Credit Cards and personal loans are a large factor in predicting whether or not you will be pensioner.   If you have a credit card with a balance and you can’t pay it off in full at the end of the month this is a strong indicator you will become a pensioner.  Iif you can’t afford to make ends meet now how are you going to make ends meet on $671.90/fortnight for a single and $506.50/fortnight per person in a couple?

There is Hope

Credit Cards and personal loans are big predictors because it means a) you’re not actively working on your retirement and b) you’re living beyond your means.   Once you’ve realized there’s a problem you can start doing something about it.  The first thing you need to do is NOT start saving.  The first thing you need to do is get debt free as quickly as possible.   Debt consolidation, mortgage refinancing and debt agreements are all strategies to accelerate debt repayment (more information on these is in the debt solution section).  You need to do something quickly though.  Wait 5 years and over 30 years it may cost you more than $100,000.00.

How much do you need to avoid being on the pension?

To have an purchasing power equal to the average Australian and you were retiring this year you need $1,100,000,00 invested.  Not including your house.

Below is a table of what you need invested to retire on $50,000.00/year.

Years From Retirement Amount needed to be Invested at Retirement
0 $1,100,000.00
10 $1,493,240.42
20 $2,006,790.26
30 $2,696,958.30

Obviously if you want to retire on less you need less.  If you want to live on $25,000.00 you only need $500,000.00 invested.
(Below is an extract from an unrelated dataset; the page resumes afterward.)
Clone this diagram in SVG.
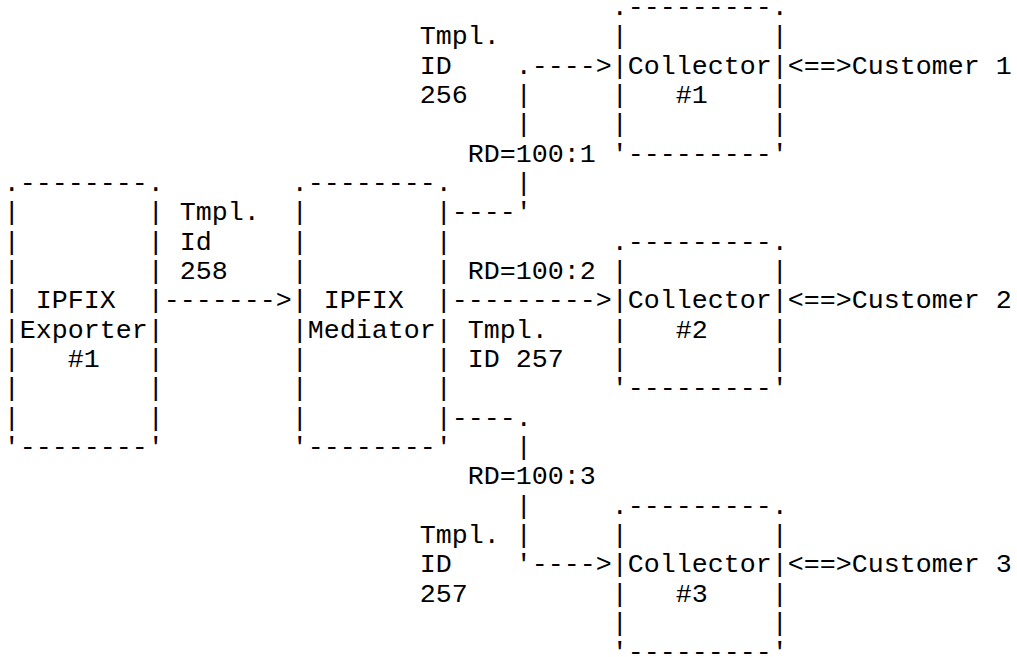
<svg xmlns="http://www.w3.org/2000/svg" width="1017" height="657" viewBox="0 0 1017 657">
<style>
text{font-family:"Liberation Mono","Courier New",monospace;font-size:26.67px;fill:#000;white-space:pre}
</style>
<rect width="1017" height="657" fill="#fff"/>
<g id="exporter">
<text><tspan x="3.7" y="191">.--------.</tspan><tspan x="3.7" y="220.33">|</tspan><tspan x="147.7" y="220.33">|</tspan><tspan x="3.7" y="249.67">|</tspan><tspan x="147.7" y="249.67">|</tspan><tspan x="3.7" y="279">|</tspan><tspan x="147.7" y="279">|</tspan><tspan x="3.7" y="308.33">|</tspan><tspan x="35.7" y="308.33">IPFIX</tspan><tspan x="147.7" y="308.33">|</tspan><tspan x="3.7" y="337.67">|Exporter|</tspan><tspan x="3.7" y="367">|</tspan><tspan x="67.7" y="367">#1</tspan><tspan x="147.7" y="367">|</tspan><tspan x="3.7" y="396.33">|</tspan><tspan x="147.7" y="396.33">|</tspan><tspan x="3.7" y="425.67">|</tspan><tspan x="147.7" y="425.67">|</tspan><tspan x="3.7" y="455">'--------'</tspan></text>
</g>
<g id="mediator">
<text><tspan x="291.7" y="191">.--------.</tspan><tspan x="291.7" y="220.33">|</tspan><tspan x="435.7" y="220.33">|</tspan><tspan x="291.7" y="249.67">|</tspan><tspan x="435.7" y="249.67">|</tspan><tspan x="291.7" y="279">|</tspan><tspan x="435.7" y="279">|</tspan><tspan x="291.7" y="308.33">|</tspan><tspan x="323.7" y="308.33">IPFIX</tspan><tspan x="435.7" y="308.33">|</tspan><tspan x="291.7" y="337.67">|Mediator|</tspan><tspan x="291.7" y="367">|</tspan><tspan x="435.7" y="367">|</tspan><tspan x="291.7" y="396.33">|</tspan><tspan x="435.7" y="396.33">|</tspan><tspan x="291.7" y="425.67">|</tspan><tspan x="435.7" y="425.67">|</tspan><tspan x="291.7" y="455">'--------'</tspan></text>
</g>
<g id="collector1">
<text><tspan x="611.7" y="15">.---------.</tspan><tspan x="611.7" y="44.33">|</tspan><tspan x="771.7" y="44.33">|</tspan><tspan x="611.7" y="73.67">|Collector|</tspan><tspan x="611.7" y="103">|</tspan><tspan x="675.7" y="103">#1</tspan><tspan x="771.7" y="103">|</tspan><tspan x="611.7" y="132.33">|</tspan><tspan x="771.7" y="132.33">|</tspan><tspan x="611.7" y="161.67">'---------'</tspan></text>
</g>
<g id="collector2">
<text><tspan x="611.7" y="249.67">.---------.</tspan><tspan x="611.7" y="279">|</tspan><tspan x="771.7" y="279">|</tspan><tspan x="611.7" y="308.33">|Collector|</tspan><tspan x="611.7" y="337.67">|</tspan><tspan x="675.7" y="337.67">#2</tspan><tspan x="771.7" y="337.67">|</tspan><tspan x="611.7" y="367">|</tspan><tspan x="771.7" y="367">|</tspan><tspan x="611.7" y="396.33">'---------'</tspan></text>
</g>
<g id="collector3">
<text><tspan x="611.7" y="513.67">.---------.</tspan><tspan x="611.7" y="543">|</tspan><tspan x="771.7" y="543">|</tspan><tspan x="611.7" y="572.33">|Collector|</tspan><tspan x="611.7" y="601.67">|</tspan><tspan x="675.7" y="601.67">#3</tspan><tspan x="771.7" y="601.67">|</tspan><tspan x="611.7" y="631">|</tspan><tspan x="771.7" y="631">|</tspan><tspan x="611.7" y="660.33">'---------'</tspan></text>
</g>
<g id="customer1"><text x="851.7" y="73.67">Customer 1</text></g>
<g id="customer2"><text x="851.7" y="308.33">Customer 2</text></g>
<g id="customer3"><text x="851.7" y="572.33">Customer 3</text></g>
<g id="connectors">
<text><tspan x="163.7" y="308.33">-------&gt;</tspan><tspan x="451.7" y="220.33">----'</tspan><tspan x="515.7" y="191">|</tspan><tspan x="515.7" y="132.33">|</tspan><tspan x="515.7" y="103">|</tspan><tspan x="515.7" y="73.67">.----&gt;</tspan><tspan x="451.7" y="308.33">---------&gt;</tspan><tspan x="451.7" y="425.67">----.</tspan><tspan x="515.7" y="455">|</tspan><tspan x="515.7" y="513.67">|</tspan><tspan x="515.7" y="543">|</tspan><tspan x="515.7" y="572.33">'----&gt;</tspan><tspan x="787.7" y="73.67">&lt;==&gt;</tspan><tspan x="787.7" y="308.33">&lt;==&gt;</tspan><tspan x="787.7" y="572.33">&lt;==&gt;</tspan></text>
</g>
<g id="labels">
<text><tspan x="419.7" y="44.33">Tmpl.</tspan><tspan x="419.7" y="73.67">ID</tspan><tspan x="419.7" y="103">256</tspan><tspan x="467.7" y="161.67">RD=100:1</tspan><tspan x="179.7" y="220.33">Tmpl.</tspan><tspan x="179.7" y="249.67">Id</tspan><tspan x="179.7" y="279">258</tspan><tspan x="467.7" y="279">RD=100:2</tspan><tspan x="467.7" y="337.67">Tmpl.</tspan><tspan x="467.7" y="367">ID 257</tspan><tspan x="467.7" y="484.33">RD=100:3</tspan><tspan x="419.7" y="543">Tmpl.</tspan><tspan x="419.7" y="572.33">ID</tspan><tspan x="419.7" y="601.67">257</tspan></text>
</g>
</svg>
How am I going to get that Much Money?

To start with you’re not going to get that much money by putting it in a bank.  There is generally considered to be two asset classes Stocks and Property which you’ll need to invest in.  Everything else is a combination of these.  Your Super Annuation Fund invests in stocks and property on your behalf.  You will need to make regular weekly investments in order to accumulate wealth.  If you’re interested in learning about wealth accumulation a good start is Noel Whittaker’s book, “Making Money made Simple”, is essential reading and has been for the last 20 years.

Why you REALLY don’t want to be on a pension?

Currently there are 17 pensioners per 100 workers.  By 2050 there will be 33 pensioners per 100 workers.  Health care currently 9.1% of GDP, by 2050 it will be 21%.   To maintain the current pension rate income tax will have to increase by 31% which can’t happen.  If real wages go down my 30% people won’t be able to afford housing or consumables which will ruin the economy.  The only options is that provision of health care and the pension will decrease substantially, by more than 50% if current tax rates are to be maintained, which is likely considering Australia is THE highest taxed nation on earth or taxes will have to increase by more than 31%.  So if you’re struggling to make ends meet now how are you going to make ends meet on $335.95/fortnight for a single and $253.25/fortnight per person in a couple?